Labour, certainly New Labour, is pragmatic about who delivers services. Public service is valued but the emphasis is on outcomes. We know that as well as the many public servants who do a great job, organisations like NCH with family support projects or the Revolving Doors charity with adults leading chaotic lives can also be highly effective in delivering services and we also want to tap in to the energy that exist in local communities.
This emphasis on outcomes can lead to tensions and sometimes conflict with some public providers when services are opened up to new providers. However, what is not at issue for Labour is the state’s overall responsibility for trying to secure the desired result.
The right on the other hand see the voluntary sector as replacing the state in terms of responsibility, not just delivery. Their vision is a means of withdrawal of state responsibility in major areas of public life. Beneath the PR, this is David Cameron’s agenda and the agenda of his Social Justice Commission.
So on this field of opportunity, there is an important difference between the ambition of the left and abdication by the right. On the one hand New Labour seeks to expand opportunity and believes the state has a responsibility to do so, though is open minded about who does some of the service delivery. On the other, the right is seeking to withdraw under a veil of statements of support for the voluntary sector.

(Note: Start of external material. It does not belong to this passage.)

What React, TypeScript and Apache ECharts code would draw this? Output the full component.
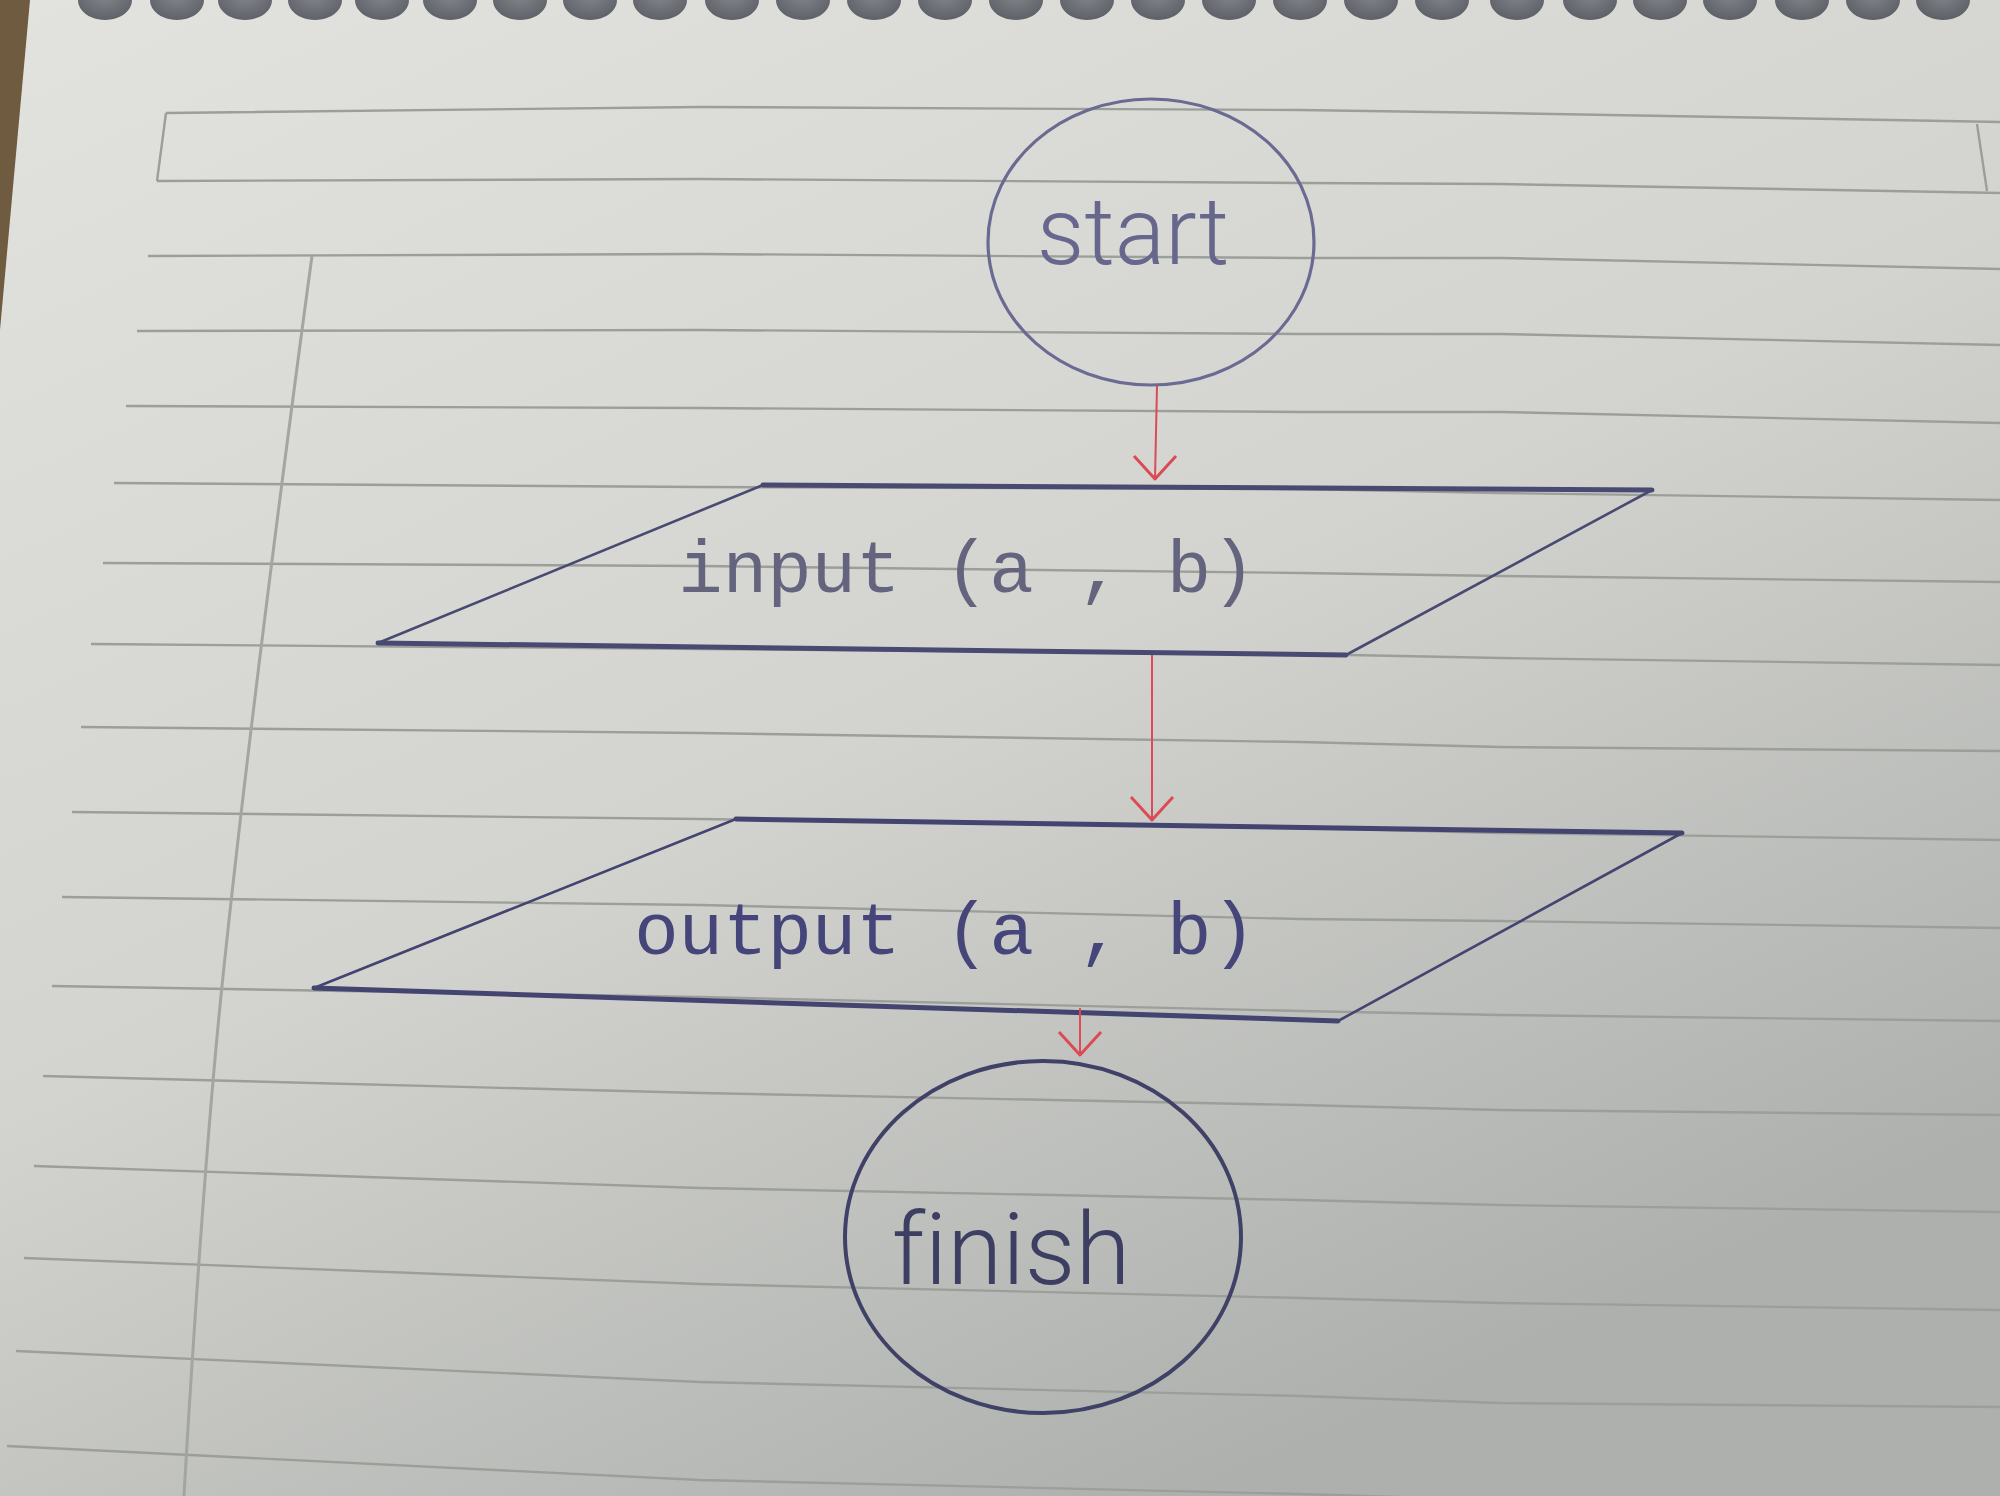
import React, { useEffect, useRef } from "react";
import * as echarts from "echarts";

// ruled lines of the notebook page, read at a few x positions
const ruleStartX = [166, 157, 148, 137, 126, 114, 103, 91, 81, 72, 62, 52, 43, 34, 24, 16, 7];
const ruleYStart = [113, 181, 256, 331, 406, 483, 563, 644, 727, 812, 897, 986, 1076, 1166, 1258, 1351, 1446];
const ruleY700 = [107, 179, 254, 330, 408, 487, 566, 649, 733, 819, 905, 997, 1093, 1188, 1284, 1382, 1480];
const ruleY1300 = [110, 183, 258, 334, 412, 489, 573, 654, 742, 828, 919, 1011, 1105, 1200, 1298, 1396, 1494];
const ruleY1500 = [113, 184, 258, 334, 412, 493, 576, 658, 747, 833, 921, 1015, 1110, 1205, 1303, 1403, 1500];
const ruleY2000 = [122, 193, 269, 345, 423, 500, 582, 665, 751, 840, 928, 1021, 1115, 1212, 1310, 1407, 1505];

// short sides of the header box
const headerSides = [
  [166, 113, 157, 181],
  [1977, 124, 1987, 191],
];

// left margin line
const marginLine = [
  [312, 256],
  [222, 986],
  [184, 1496],
];

// spiral binding holes along the top edge
const holeX = [
  105, 177, 245, 315, 382, 450, 520, 590, 660, 732, 803, 874, 945, 1016, 1087, 1158, 1229, 1300,
  1371, 1442, 1517, 1590, 1660, 1730, 1802, 1873, 1943, 2012,
];

// flowchart nodes
const ovalNodes = [
  [1151, 242, 163, 143], // start
  [1043, 1237, 198, 176], // finish
];
const ioNodes = [
  [763, 485, 1652, 490, 1346, 655, 378, 643], // input
  [736, 819, 1682, 833, 1338, 1021, 314, 988], // output
];
const arrows = [
  [1157, 386, 1155, 479],
  [1152, 655, 1152, 820],
  [1080, 1008, 1080, 1055],
];
const labels = ["start", "input (a , b)", "output (a , b)", "finish"];
const labelAt = [
  [1133, 232],
  [967, 572],
  [945, 934],
  [1011, 1249],
];

const ovalColors = ["#6a6a92", "#3f4166"];
const ioColors = ["#494a72", "#43446f"];
const labelStyles = [
  { font: "Roboto", size: 94, weight: 300, color: "#67678d" },
  { font: "Liberation Mono", size: 74, weight: 400, color: "#64647e" },
  { font: "Liberation Mono", size: 74, weight: 400, color: "#45457a" },
  { font: "Roboto", size: 100, weight: 300, color: "#3d3f62" },
];

function App() {
  const chartRef = useRef<HTMLDivElement>(null);

  useEffect(() => {
    const chart = echarts.init(chartRef.current!, null, { renderer: "svg" });

    const option: echarts.EChartsOption = {
      animation: false,
      grid: { left: 0, right: 0, top: 0, bottom: 0 },
      xAxis: { type: "value", min: 0, max: 2000, show: false },
      yAxis: { type: "value", min: 0, max: 1496, inverse: true, show: false },
      graphic: [
        {
          type: "rect",
          z: -10,
          shape: { x: 0, y: 0, width: 2000, height: 1496 },
          style: {
            fill: new echarts.graphic.LinearGradient(0, 0, 0.6, 1, [
              { offset: 0, color: "#e2e3df" },
              { offset: 0.55, color: "#d3d4d0" },
              { offset: 1, color: "#aeb0ad" },
            ]),
          },
        },
        {
          type: "polygon",
          z: -9,
          shape: { points: [[0, 0], [30, 0], [20, 110], [0, 330]] },
          style: { fill: "#6f5b40" },
        },
      ],
      series: [
        {
          type: "custom",
          name: "rules",
          coordinateSystem: "cartesian2d",
          silent: true,
          clip: false,
          data: ruleStartX.map((x, i) => [x, ruleYStart[i], ruleY700[i], ruleY1300[i], ruleY1500[i], ruleY2000[i]]),
          renderItem: (params: any, api: any) => {
            const pts = [
              api.coord([api.value(0), api.value(1)]),
              api.coord([700, api.value(2)]),
              api.coord([1300, api.value(3)]),
              api.coord([1500, api.value(4)]),
              api.coord([2000, api.value(5)]),
            ];
            return {
              type: "polyline",
              shape: { points: pts },
              style: { stroke: "#9c9e9a", lineWidth: 2.4, fill: "none" },
            };
          },
        },
        {
          type: "custom",
          name: "header",
          coordinateSystem: "cartesian2d",
          silent: true,
          clip: false,
          data: headerSides,
          renderItem: (params: any, api: any) => {
            const a = api.coord([api.value(0), api.value(1)]);
            const b = api.coord([api.value(2), api.value(3)]);
            return {
              type: "line",
              shape: { x1: a[0], y1: a[1], x2: b[0], y2: b[1] },
              style: { stroke: "#9c9e9a", lineWidth: 2.4 },
            };
          },
        },
        {
          type: "line",
          name: "margin",
          data: marginLine,
          showSymbol: false,
          smooth: 0.4,
          silent: true,
          lineStyle: { color: "#a3a5a1", width: 3 },
        },
        {
          type: "scatter",
          name: "holes",
          data: holeX.map((x) => [x, 0]),
          symbol: "circle",
          symbolSize: [54, 40],
          silent: true,
          itemStyle: {
            color: new echarts.graphic.RadialGradient(0.5, 0.4, 0.6, [
              { offset: 0, color: "#6b6e76" },
              { offset: 1, color: "#3f424b" },
            ]),
          },
        },
        {
          type: "custom",
          name: "ovals",
          coordinateSystem: "cartesian2d",
          clip: false,
          data: ovalNodes,
          renderItem: (params: any, api: any) => {
            const c = api.coord([api.value(0), api.value(1)]);
            const s = api.size([api.value(2), api.value(3)]);
            return {
              type: "ellipse",
              shape: { cx: c[0], cy: c[1], rx: s[0], ry: s[1] },
              style: { stroke: ovalColors[params.dataIndex], lineWidth: params.dataIndex ? 4 : 3.2, fill: "none" },
            };
          },
        },
        {
          type: "custom",
          name: "io",
          coordinateSystem: "cartesian2d",
          clip: false,
          data: ioNodes,
          renderItem: (params: any, api: any) => {
            const c = [0, 1, 2, 3].map((k) => api.coord([api.value(2 * k), api.value(2 * k + 1)]));
            const color = ioColors[params.dataIndex];
            const edge = (p: number[], q: number[], w: number) => ({
              type: "line",
              shape: { x1: p[0], y1: p[1], x2: q[0], y2: q[1] },
              style: { stroke: color, lineWidth: w, lineCap: "round" },
            });
            return {
              type: "group",
              children: [edge(c[0], c[1], 5), edge(c[1], c[2], 2.6), edge(c[2], c[3], 5), edge(c[3], c[0], 2.6)],
            };
          },
        },
        {
          type: "custom",
          name: "arrows",
          coordinateSystem: "cartesian2d",
          clip: false,
          data: arrows,
          renderItem: (params: any, api: any) => {
            const a = api.coord([api.value(0), api.value(1)]);
            const b = api.coord([api.value(2), api.value(3)]);
            const stroke = "#dc4a55";
            return {
              type: "group",
              children: [
                {
                  type: "line",
                  shape: { x1: a[0], y1: a[1], x2: b[0], y2: b[1] },
                  style: { stroke, lineWidth: 2 },
                },
                {
                  type: "polyline",
                  shape: {
                    points: [
                      [b[0] - 21, b[1] - 23],
                      [b[0], b[1]],
                      [b[0] + 21, b[1] - 23],
                    ],
                  },
                  style: { stroke, lineWidth: 3, fill: "none", lineJoin: "round" },
                },
              ],
            };
          },
        },
        {
          type: "custom",
          name: "labels",
          coordinateSystem: "cartesian2d",
          clip: false,
          data: labelAt,
          renderItem: (params: any, api: any) => {
            const c = api.coord([api.value(0), api.value(1)]);
            const st = labelStyles[params.dataIndex];
            return {
              type: "text",
              x: c[0],
              y: c[1],
              style: {
                text: labels[params.dataIndex],
                fontFamily: st.font,
                fontSize: st.size,
                fontWeight: st.weight,
                fill: st.color,
                align: "center",
                verticalAlign: "middle",
              },
            };
          },
        },
      ],
    };

    chart.setOption(option);

    return () => {
      chart.dispose();
    };
  }, []);

  return (
    <div
      ref={chartRef}
      style={{
        position: "fixed",
        left: 0,
        top: 0,
        width: "2000px",
        height: "1496px",
        fontVariantLigatures: "none",
      }}
    />
  );
}

export default App;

The Action Plan published today sets out a renewed focus for Labour on some of the most challenging areas of public policy. It is a statement of commitment to expanding opportunity to those for whom that is often a distant reality. It makes the case for intervention to make a difference when it matters most in the early years of the lives of the most vulnerable. And it does so on the basis of a crucial difference between left and right on the boundaries of what government can usefully do to improve the lives of the least advantaged.